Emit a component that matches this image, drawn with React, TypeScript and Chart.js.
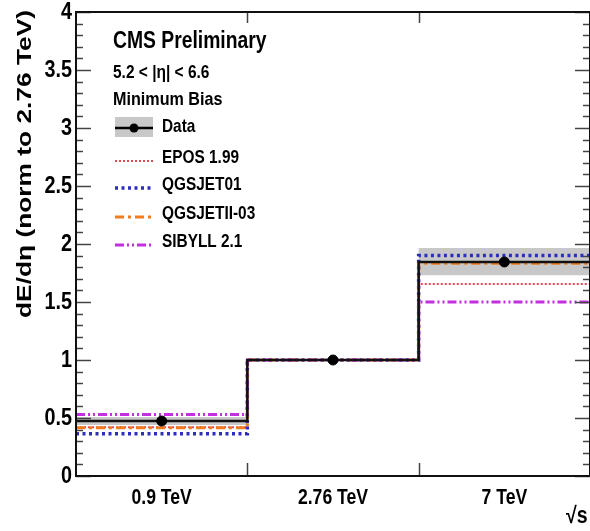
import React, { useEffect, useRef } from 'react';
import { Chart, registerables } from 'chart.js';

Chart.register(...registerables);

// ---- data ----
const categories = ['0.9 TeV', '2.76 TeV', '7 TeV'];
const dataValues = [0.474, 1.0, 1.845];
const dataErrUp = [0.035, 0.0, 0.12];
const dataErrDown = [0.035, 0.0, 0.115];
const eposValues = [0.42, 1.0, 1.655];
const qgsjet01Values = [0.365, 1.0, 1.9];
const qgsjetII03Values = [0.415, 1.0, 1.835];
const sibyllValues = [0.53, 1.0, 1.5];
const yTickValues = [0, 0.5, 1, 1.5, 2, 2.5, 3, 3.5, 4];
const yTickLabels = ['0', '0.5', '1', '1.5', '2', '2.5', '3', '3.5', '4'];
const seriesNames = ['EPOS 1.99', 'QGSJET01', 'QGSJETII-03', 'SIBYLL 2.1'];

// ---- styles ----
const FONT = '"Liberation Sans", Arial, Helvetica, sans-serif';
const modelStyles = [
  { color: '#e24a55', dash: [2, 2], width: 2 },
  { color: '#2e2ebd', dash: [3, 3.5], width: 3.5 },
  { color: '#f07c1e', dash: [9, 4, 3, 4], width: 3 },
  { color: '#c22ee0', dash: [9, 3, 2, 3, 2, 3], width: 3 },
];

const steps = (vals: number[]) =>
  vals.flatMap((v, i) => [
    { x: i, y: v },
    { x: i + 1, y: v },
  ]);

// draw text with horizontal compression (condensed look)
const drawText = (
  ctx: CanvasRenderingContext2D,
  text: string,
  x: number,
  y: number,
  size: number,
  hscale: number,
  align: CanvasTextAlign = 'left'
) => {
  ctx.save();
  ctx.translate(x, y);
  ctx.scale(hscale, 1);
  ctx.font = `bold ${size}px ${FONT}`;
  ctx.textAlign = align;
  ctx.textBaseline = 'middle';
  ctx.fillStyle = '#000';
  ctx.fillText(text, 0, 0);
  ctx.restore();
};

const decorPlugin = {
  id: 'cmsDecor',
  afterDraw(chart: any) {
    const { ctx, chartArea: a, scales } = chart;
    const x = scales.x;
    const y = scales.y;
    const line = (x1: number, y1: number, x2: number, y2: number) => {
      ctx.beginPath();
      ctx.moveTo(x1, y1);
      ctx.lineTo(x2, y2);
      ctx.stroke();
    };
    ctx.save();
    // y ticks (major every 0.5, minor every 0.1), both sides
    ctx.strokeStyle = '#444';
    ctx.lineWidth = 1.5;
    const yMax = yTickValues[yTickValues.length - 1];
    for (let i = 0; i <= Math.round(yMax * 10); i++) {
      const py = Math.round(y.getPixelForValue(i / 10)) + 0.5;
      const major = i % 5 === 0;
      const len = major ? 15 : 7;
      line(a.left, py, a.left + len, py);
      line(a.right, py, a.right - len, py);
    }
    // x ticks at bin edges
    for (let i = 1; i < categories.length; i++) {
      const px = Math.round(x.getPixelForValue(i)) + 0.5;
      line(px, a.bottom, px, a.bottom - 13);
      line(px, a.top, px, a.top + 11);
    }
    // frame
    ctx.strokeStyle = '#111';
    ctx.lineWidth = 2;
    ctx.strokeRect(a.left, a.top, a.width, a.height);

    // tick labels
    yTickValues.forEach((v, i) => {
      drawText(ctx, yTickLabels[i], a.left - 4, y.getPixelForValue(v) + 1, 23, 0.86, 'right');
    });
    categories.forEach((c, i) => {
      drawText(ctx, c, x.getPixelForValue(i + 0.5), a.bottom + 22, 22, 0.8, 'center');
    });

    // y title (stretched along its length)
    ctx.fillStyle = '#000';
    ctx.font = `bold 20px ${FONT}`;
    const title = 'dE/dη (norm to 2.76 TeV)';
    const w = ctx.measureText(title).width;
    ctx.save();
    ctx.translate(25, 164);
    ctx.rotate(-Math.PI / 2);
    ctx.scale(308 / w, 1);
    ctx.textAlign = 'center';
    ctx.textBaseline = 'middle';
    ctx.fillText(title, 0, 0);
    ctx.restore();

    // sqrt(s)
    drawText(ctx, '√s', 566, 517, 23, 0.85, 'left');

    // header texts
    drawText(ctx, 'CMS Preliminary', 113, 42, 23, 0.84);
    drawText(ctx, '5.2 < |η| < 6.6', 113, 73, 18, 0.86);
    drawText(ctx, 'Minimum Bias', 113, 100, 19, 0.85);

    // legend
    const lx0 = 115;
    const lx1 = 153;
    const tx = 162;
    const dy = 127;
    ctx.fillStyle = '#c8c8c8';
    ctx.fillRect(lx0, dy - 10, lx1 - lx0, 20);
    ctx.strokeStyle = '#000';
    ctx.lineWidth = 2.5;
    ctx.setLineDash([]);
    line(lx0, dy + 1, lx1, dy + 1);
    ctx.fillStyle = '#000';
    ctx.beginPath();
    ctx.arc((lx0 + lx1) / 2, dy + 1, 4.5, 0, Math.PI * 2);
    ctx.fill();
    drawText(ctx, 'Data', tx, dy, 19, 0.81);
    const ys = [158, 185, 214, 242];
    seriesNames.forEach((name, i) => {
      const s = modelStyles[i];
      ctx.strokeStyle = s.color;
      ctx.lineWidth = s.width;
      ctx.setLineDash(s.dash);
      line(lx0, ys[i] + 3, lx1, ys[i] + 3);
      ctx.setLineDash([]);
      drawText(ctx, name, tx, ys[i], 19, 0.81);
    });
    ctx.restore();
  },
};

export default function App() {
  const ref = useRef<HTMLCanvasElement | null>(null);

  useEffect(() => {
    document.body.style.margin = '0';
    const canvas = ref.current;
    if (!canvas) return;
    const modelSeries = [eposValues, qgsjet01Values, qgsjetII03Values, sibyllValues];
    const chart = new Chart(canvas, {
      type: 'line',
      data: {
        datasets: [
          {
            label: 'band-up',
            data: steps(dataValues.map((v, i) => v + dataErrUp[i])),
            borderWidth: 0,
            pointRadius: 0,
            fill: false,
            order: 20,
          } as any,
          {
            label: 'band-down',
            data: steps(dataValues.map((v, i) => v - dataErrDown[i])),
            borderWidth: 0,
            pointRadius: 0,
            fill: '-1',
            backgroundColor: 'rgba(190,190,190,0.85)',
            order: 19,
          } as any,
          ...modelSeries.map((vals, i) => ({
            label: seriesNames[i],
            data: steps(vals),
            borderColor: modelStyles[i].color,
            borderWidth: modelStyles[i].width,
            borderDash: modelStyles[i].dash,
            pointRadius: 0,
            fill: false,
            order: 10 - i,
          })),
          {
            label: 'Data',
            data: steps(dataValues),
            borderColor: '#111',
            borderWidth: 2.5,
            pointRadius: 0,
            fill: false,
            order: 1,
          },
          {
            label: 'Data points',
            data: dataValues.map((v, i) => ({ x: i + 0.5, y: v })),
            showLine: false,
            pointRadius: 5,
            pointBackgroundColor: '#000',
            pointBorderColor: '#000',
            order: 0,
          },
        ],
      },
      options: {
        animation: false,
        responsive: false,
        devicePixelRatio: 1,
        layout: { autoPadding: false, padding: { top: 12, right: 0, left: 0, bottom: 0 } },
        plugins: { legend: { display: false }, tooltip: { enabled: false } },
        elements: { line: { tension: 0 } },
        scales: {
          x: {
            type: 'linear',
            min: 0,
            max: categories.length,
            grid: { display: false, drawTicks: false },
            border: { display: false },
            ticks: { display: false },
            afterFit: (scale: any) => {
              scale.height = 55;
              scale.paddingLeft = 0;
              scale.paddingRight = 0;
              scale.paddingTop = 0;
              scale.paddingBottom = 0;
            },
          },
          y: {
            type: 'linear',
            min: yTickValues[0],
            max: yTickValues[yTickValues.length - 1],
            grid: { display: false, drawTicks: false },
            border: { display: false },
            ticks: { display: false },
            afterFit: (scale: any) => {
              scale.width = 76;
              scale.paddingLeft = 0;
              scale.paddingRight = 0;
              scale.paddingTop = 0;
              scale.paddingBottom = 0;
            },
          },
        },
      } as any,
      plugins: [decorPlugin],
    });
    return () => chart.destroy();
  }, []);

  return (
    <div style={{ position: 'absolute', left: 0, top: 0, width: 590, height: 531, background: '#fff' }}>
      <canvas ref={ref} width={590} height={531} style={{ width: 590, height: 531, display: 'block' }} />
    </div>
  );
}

════════════════

Goal of the exercise ▸ Restate the material word for word from its first line through the line containing "Chart.register(...registerables);", both included; the pictures do not belong in it.

Solution to this problem ▸
Emit a component that matches this image, drawn with React, TypeScript and Chart.js.
import React, { useEffect, useRef } from 'react';
import { Chart, registerables } from 'chart.js';

Chart.register(...registerables);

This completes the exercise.